= Political status of the Cook Islands and Niue =

Associated states in relation to New Zealand

The political status of the Cook Islands and Niue is formally defined as being states in free association within the Realm of New Zealand, which is made up of the Cook Islands, Niue, and New Zealand and its territories, Tokelau and the Ross Dependency. Despite both states acting internationally as independent countries, all Cook Islands and Niue nationals are automatically New Zealand citizens, and while both the Cook Islands and Niue have expressed a desire to become full members of the United Nations, New Zealand has said that they would not support the application without a change in their constitutional relationship, in particular their right to New Zealand citizenship.

A total of 65 UN member states have recognised the Cook Islands as a sovereign country and established diplomatic relations, whereas 28 UN member states have done so with Niue. However, New Zealand may still carry out defence and foreign affairs on behalf of the two associated states when requested.

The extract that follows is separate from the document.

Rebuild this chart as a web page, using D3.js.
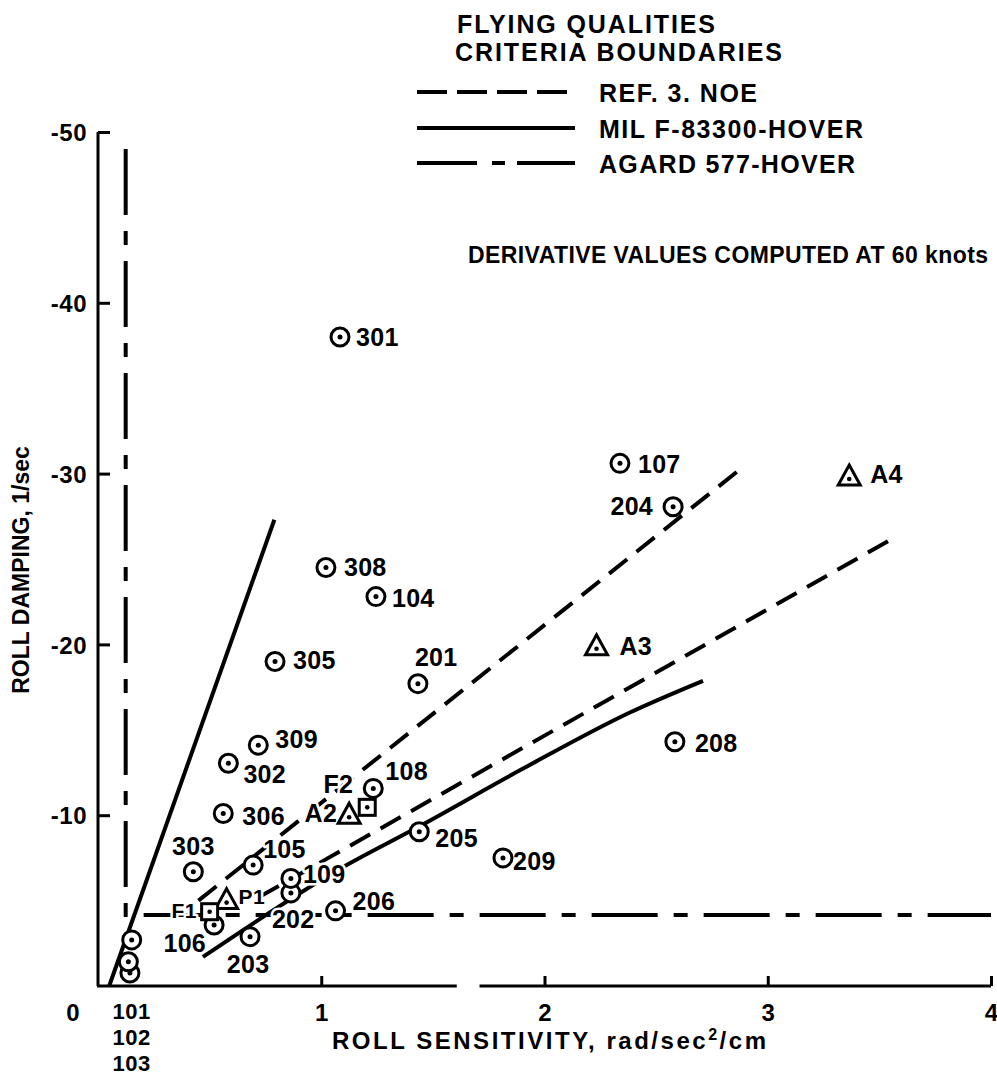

==Sovereignty and self-government==

New Zealand's current four-year plan for the Cook Islands, drafted October 2021

New Zealand's current four-year plan for Niue, drafted December 2021

New Zealand is officially responsible for the defence and foreign affairs of the Cook Islands and Niue. The Act of the New Zealand Parliament which established self-governance mentions a role for New Zealand, but the Constitution of the Cook Islands does not. However, these responsibilities confer New Zealand no rights of control and can only be exercised at the request of the Cook Islands and Niue. The Cook Islands and Niue have been recognised as sovereign states by some countries, and maintain diplomatic relations under their own name. The United States recognises the Cook Islands as a sovereign and independent state, and has signed treaties with the Cook Islands government. Moreover, the Secretary General of the United Nations has determined that the admission of the Cook Islands and Niue into the World Health Assembly means that they have been accepted as states by the international community.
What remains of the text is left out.